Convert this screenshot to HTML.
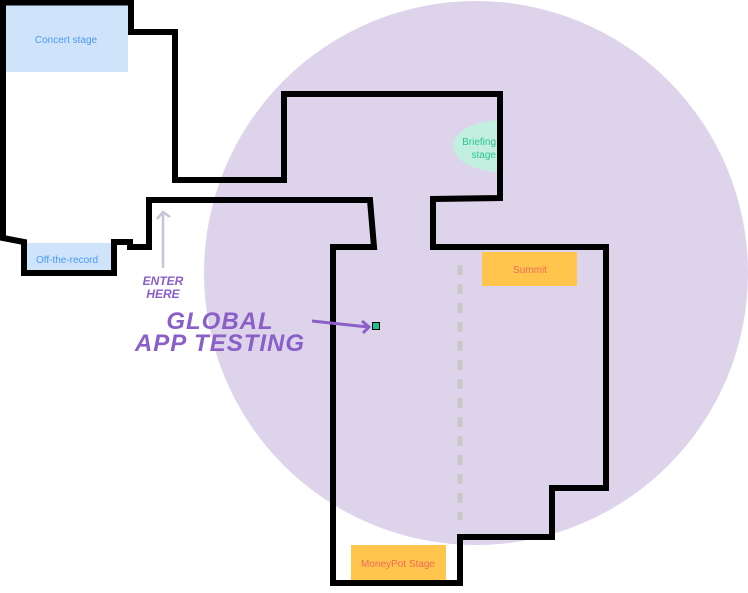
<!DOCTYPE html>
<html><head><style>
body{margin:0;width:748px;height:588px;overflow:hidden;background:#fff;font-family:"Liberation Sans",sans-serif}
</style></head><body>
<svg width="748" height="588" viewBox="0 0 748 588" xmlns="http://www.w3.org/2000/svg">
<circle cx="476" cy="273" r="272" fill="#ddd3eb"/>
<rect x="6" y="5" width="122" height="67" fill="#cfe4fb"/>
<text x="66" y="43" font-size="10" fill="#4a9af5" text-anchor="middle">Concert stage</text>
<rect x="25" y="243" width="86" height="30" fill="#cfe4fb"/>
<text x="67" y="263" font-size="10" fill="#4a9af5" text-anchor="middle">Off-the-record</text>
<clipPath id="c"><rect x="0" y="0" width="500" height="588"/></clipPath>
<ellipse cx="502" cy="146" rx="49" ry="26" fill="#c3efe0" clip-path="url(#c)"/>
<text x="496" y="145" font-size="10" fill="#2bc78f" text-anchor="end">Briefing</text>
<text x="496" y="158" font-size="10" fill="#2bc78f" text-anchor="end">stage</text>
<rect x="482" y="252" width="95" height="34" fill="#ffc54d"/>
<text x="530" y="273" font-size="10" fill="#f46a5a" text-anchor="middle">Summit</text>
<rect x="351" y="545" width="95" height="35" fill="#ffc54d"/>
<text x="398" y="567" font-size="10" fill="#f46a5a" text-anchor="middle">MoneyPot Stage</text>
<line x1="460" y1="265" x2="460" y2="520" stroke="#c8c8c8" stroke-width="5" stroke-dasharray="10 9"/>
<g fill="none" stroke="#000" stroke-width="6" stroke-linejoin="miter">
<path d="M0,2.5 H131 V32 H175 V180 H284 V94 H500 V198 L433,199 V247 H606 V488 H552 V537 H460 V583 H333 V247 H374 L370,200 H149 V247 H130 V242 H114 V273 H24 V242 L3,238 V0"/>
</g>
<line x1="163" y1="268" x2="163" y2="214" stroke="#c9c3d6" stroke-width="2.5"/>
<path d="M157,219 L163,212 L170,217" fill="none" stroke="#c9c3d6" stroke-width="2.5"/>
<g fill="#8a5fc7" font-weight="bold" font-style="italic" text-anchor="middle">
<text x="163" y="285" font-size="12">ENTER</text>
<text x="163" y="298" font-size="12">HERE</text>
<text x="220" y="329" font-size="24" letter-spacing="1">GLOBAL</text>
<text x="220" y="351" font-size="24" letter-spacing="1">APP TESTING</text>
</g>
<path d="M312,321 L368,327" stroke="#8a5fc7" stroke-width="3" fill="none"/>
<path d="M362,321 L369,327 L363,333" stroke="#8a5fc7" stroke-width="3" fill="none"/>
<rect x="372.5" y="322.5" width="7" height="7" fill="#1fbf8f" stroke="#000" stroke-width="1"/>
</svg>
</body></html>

(Given exercise) What is needed is an exact reproduction of the data, pictures excluded.

(Written answer)
Convert this screenshot to HTML.
<!DOCTYPE html>
<html><head><style>
body{margin:0;width:748px;height:588px;overflow:hidden;background:#fff;font-family:"Liberation Sans",sans-serif}
</style></head><body>
<svg width="748" height="588" viewBox="0 0 748 588" xmlns="http://www.w3.org/2000/svg">
<circle cx="476" cy="273" r="272" fill="#ddd3eb"/>
<rect x="6" y="5" width="122" height="67" fill="#cfe4fb"/>
<text x="66" y="43" font-size="10" fill="#4a9af5" text-anchor="middle">Concert stage</text>
<rect x="25" y="243" width="86" height="30" fill="#cfe4fb"/>
<text x="67" y="263" font-size="10" fill="#4a9af5" text-anchor="middle">Off-the-record</text>
<clipPath id="c"><rect x="0" y="0" width="500" height="588"/></clipPath>
<ellipse cx="502" cy="146" rx="49" ry="26" fill="#c3efe0" clip-path="url(#c)"/>
<text x="496" y="145" font-size="10" fill="#2bc78f" text-anchor="end">Briefing</text>
<text x="496" y="158" font-size="10" fill="#2bc78f" text-anchor="end">stage</text>
<rect x="482" y="252" width="95" height="34" fill="#ffc54d"/>
<text x="530" y="273" font-size="10" fill="#f46a5a" text-anchor="middle">Summit</text>
<rect x="351" y="545" width="95" height="35" fill="#ffc54d"/>
<text x="398" y="567" font-size="10" fill="#f46a5a" text-anchor="middle">MoneyPot Stage</text>
<line x1="460" y1="265" x2="460" y2="520" stroke="#c8c8c8" stroke-width="5" stroke-dasharray="10 9"/>
<g fill="none" stroke="#000" stroke-width="6" stroke-linejoin="miter">
<path d="M0,2.5 H131 V32 H175 V180 H284 V94 H500 V198 L433,199 V247 H606 V488 H552 V537 H460 V583 H333 V247 H374 L370,200 H149 V247 H130 V242 H114 V273 H24 V242 L3,238 V0"/>
</g>
<line x1="163" y1="268" x2="163" y2="214" stroke="#c9c3d6" stroke-width="2.5"/>
<path d="M157,219 L163,212 L170,217" fill="none" stroke="#c9c3d6" stroke-width="2.5"/>
<g fill="#8a5fc7" font-weight="bold" font-style="italic" text-anchor="middle">
<text x="163" y="285" font-size="12">ENTER</text>
<text x="163" y="298" font-size="12">HERE</text>
<text x="220" y="329" font-size="24" letter-spacing="1">GLOBAL</text>
<text x="220" y="351" font-size="24" letter-spacing="1">APP TESTING</text>
</g>
<path d="M312,321 L368,327" stroke="#8a5fc7" stroke-width="3" fill="none"/>
<path d="M362,321 L369,327 L363,333" stroke="#8a5fc7" stroke-width="3" fill="none"/>
<rect x="372.5" y="322.5" width="7" height="7" fill="#1fbf8f" stroke="#000" stroke-width="1"/>
</svg>
</body></html>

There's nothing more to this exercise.